Monday, September 16, 2013

Its P-Day

Hello family! It's Sister Remund's P-day...that means its my P-day too:) I call it my play day...haha. I admit I have spent more time looking at her blog than the 'journhalls' blog...I will be better:) Doesn't mean I don't think of all of you often! Seems like now more than ever I am thinking of family. I'm sure it has something to do with the fact that I've had kids leave the nest...makes me reflect a lot on family!! SO, speaking of family...I want to say how much I loved Mark's most recent post. WOW. I'm not one to be emotional (well, since Kenna has left I cry a lot), but I just sat here reading and weeping. That was truly inspiring, touching, and beautiful Mark. THANK YOU for sharing your feelings! I understand that is more difficult for you. You are incredible and I want you to know that I love you too!! I also couldn't agree with you more. Family is where its at!! And I certainly love mine! Thank you again for your thoughts!!

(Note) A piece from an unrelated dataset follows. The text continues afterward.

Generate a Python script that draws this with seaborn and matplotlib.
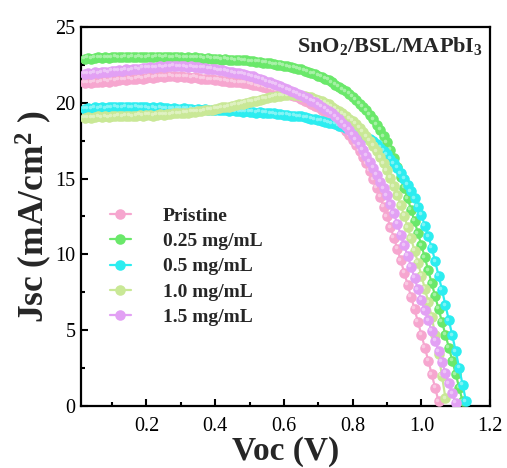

Not too much new to report. Ashley & Justin found a place to live. Another big shout-out here to Mark & Angie (and Mason & Connley) for opening their home to them for awhile!! Their jobs seem to be going well, and I am happy to have them a bit closer. Kam & Hallie are getting used to being the only ones around. They are cute with each other (most of the time) and I relish every moment with them. I realize it is going to go fast and before I blink, they will too be gone. And sweet McKenna is wonderful too. Check out her blog...we post her stuff once a week. It was so GREAT to talk to her at the airport. We only got 30 minutes and it went way too fast. She had memorized Joseph Smith's first vision in her language and recited it to us. Was sweet. If you read her last letter...count how many times she says "Its great". Brett and I have been cracking up!! Everything is great:))) Brett's back/leg is finally on the up and up!! YAY!! Relief. Feel very grateful about that. We've seen a slight increase at the bakery with the onset of fall...hopefully it will continue. I love fall...I may have listened to a few Christmas tunes, but I can't say for certain.

Well, I'm off to frost cupcakes! Hope you all have a great week. Love you, miss you, and am thankful for each of you!